- Owner: Scouting America
- Headquarters: Van Nuys, California
- Country: United States
- Founded: 1917
- Website bsa-la.org

= Western Los Angeles County Council =

Southern California council of Scouting America

The Western Los Angeles County Council (WLACC) (#051) is one of five Scouting America councils in Los Angeles County, California. Headquartered in Van Nuys, the council services over 30,000 youth spanning six districts including the San Fernando Valley, Santa Clarita Valley, Antelope Valley, Malibu, and much of West Los Angeles.

==History==
The Western Los Angeles County Council was formed in 1972 with the merger of the Crescent Bay Council (#026) and the San Fernando Valley Council (#050) to form the Great Western Council. The Great Western Council was renamed Western Los Angeles County Council in 1985.

On May 7, 2013, the Western Los Angeles County Council of the Boy Scouts issued a declaration calling for a "true and authentic inclusion policy" that would allow gay adults to work as troop leaders or staff members. The Council's campaign "Inclusion Now for All Gay Boy Scouts and Leaders: Western LA County Council Sends Clear Message" in conjunction with Olmstead Williams Communications won a 2013 PRism Award from PRSA-Los Angeles.

==Organization==
The Western Los Angeles County Council is divided into six districts.
- Antelope Valley District, Edwards Air Force Base to Santa Clarita Valley border
- Balboa Oaks District, Central area of the San Fernando Valley: west of Sepulveda Boulevard and east of Corbin Avenue
- Bill Hart District, Santa Clarita Valley
- Campo De Cahuenga District, Eastern area of the San Fernando Valley: west of the City of Burbank to Sepulveda Boulevard
- Crescent Bay District, Mulholland Drive south to Playa Del Rey and Culver City, and from Ventura County line to Beverly Hills.
- Reyes Adobe District, San Fernando Valley: west of Corbin to the Ventura County line at Westlake Village.

==Camps==
=== Current camps ===
- Camp Emerald Bay, Santa Catalina Island has been operating since 1925, when it was first opened by the Crescent Bay Area Council. In addition to being a summer camp, it offers year-round activities and has a great waterfront.
- Camp Whitsett, Sequoia National Forest is a summer camp in the Giant Sequoia National Monument which has been operating since 1947. Its 'sister camp' is Sierra Expeditions, which offers backpacking and other high-adventure activities. In 2012 Camp Whitsett was host to the BSA's tv show Are You Tougher Than a Boy Scout? which had six episodes.

=== Past camps ===
- Pardee Scout Sea Base, Marina Del Rey
- Camp Jubilee (late 1950s – 2003)
- Camp Slauson, Topanga Canyon (1910 – late 1970s)
- Camp Temescal, Pacific Palisades (? – 1930)
- Camp Wolverton, Sequoia National Park (1939–2012). It is apocryphally said to be the only Boy Scout camp in a National Park.

=== Camp Josepho ===
Camp Josepho, Pacific Palisades (1941–2025) is a year-round camp owned and operated by the Western Los Angeles County Council of the Boy Scouts of America. The 110 acre camp is located in the Santa Monica Mountains in Los Angeles County and has been serving Scouting and community groups since 1941.

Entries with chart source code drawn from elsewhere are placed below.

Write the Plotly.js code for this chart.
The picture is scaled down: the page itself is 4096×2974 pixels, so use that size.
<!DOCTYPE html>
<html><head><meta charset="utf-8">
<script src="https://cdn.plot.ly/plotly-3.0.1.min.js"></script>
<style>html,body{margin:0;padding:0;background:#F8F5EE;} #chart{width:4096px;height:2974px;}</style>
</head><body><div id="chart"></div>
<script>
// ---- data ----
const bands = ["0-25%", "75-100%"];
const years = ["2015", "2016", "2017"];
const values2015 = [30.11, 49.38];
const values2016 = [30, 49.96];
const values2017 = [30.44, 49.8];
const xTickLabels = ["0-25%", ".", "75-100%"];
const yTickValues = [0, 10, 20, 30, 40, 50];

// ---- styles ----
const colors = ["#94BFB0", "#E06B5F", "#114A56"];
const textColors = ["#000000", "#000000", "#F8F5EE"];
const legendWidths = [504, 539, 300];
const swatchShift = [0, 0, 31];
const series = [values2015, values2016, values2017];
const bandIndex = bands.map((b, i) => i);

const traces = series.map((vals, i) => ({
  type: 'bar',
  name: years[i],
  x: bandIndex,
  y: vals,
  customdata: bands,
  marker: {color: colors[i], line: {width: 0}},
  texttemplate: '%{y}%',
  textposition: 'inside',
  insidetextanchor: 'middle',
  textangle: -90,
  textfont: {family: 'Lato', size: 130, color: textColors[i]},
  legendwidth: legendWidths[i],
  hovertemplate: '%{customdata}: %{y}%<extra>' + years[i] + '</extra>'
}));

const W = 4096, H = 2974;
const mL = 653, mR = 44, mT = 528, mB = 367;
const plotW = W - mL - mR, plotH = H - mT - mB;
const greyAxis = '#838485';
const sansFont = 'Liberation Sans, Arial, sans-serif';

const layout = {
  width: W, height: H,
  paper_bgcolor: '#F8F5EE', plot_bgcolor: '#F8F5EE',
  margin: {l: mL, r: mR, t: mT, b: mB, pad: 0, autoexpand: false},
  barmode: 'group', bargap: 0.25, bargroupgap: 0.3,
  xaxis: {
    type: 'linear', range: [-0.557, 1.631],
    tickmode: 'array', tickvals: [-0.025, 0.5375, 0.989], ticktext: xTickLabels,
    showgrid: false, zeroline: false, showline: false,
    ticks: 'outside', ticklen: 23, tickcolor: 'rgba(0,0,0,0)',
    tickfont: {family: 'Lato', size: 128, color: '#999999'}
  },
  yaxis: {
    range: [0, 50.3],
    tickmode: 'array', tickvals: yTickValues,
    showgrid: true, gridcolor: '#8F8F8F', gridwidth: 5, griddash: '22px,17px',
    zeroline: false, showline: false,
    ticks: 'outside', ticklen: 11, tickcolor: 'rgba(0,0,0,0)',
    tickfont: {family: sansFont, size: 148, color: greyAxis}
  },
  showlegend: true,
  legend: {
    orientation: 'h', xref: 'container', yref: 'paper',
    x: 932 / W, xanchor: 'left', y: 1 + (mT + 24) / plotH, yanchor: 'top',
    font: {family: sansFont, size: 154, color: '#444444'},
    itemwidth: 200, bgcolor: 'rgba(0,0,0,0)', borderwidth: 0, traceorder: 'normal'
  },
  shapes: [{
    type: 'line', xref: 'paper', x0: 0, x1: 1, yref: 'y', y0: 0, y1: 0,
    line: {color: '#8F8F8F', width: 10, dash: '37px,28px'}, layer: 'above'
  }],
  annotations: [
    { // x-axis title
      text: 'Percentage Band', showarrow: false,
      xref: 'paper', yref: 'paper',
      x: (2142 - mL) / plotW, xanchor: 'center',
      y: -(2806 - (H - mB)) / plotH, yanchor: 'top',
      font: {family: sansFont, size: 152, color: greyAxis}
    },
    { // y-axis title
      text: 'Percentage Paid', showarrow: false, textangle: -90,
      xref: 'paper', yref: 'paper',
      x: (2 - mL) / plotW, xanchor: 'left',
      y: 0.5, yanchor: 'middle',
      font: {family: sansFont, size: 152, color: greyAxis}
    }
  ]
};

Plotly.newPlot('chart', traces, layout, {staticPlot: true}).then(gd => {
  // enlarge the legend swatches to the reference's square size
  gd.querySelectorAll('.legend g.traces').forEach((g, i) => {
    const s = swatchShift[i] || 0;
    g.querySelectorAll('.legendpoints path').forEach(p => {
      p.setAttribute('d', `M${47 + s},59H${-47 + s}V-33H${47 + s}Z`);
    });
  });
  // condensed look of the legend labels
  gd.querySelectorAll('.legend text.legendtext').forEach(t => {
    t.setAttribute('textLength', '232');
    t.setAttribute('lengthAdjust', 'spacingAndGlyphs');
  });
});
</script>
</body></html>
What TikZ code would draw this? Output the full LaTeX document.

The land on which Camp Josepho now lies was originally donated to the Crescent Bay Council in 1941 by Anatol Josepho and his wife Ganna. The camp quickly rose to the forefront of Scouting camps, becoming known as the West Point of Scouting. The focal point of the camp is its large old western style lodge now named the Malibu Lodge after the Malibu Lodge #566 of the Order of the Arrow.

In January 2005, a flood washed out the main road into Camp Josepho. The camp remained closed for less than a month, reopening (to backpacking) in February 2005. The camp remained inaccessible to vehicular traffic while the road was studied by civil engineers. As of July 2007, the road was open once again.

On January 8, 2025, Camp Josepho was declared "closed indefinitely" by the Western Los Angeles County Council as a result of the 2025 Southern California Wildfires. The Palisades Fire specifically resulted in the camp burning down in a complete loss.

==Order of the Arrow==
The Malibu Lodge #566, chartered in 1972, serves 755 Arrowmen as of 2004. The lodge totem is a Pacific blue shark, and the name translates to "From the Mountains to the Sea" in the Chumash language. Malibu Lodge was created in 1972 from the merger of Tamet Lodge 225 and Walika Lodge 228.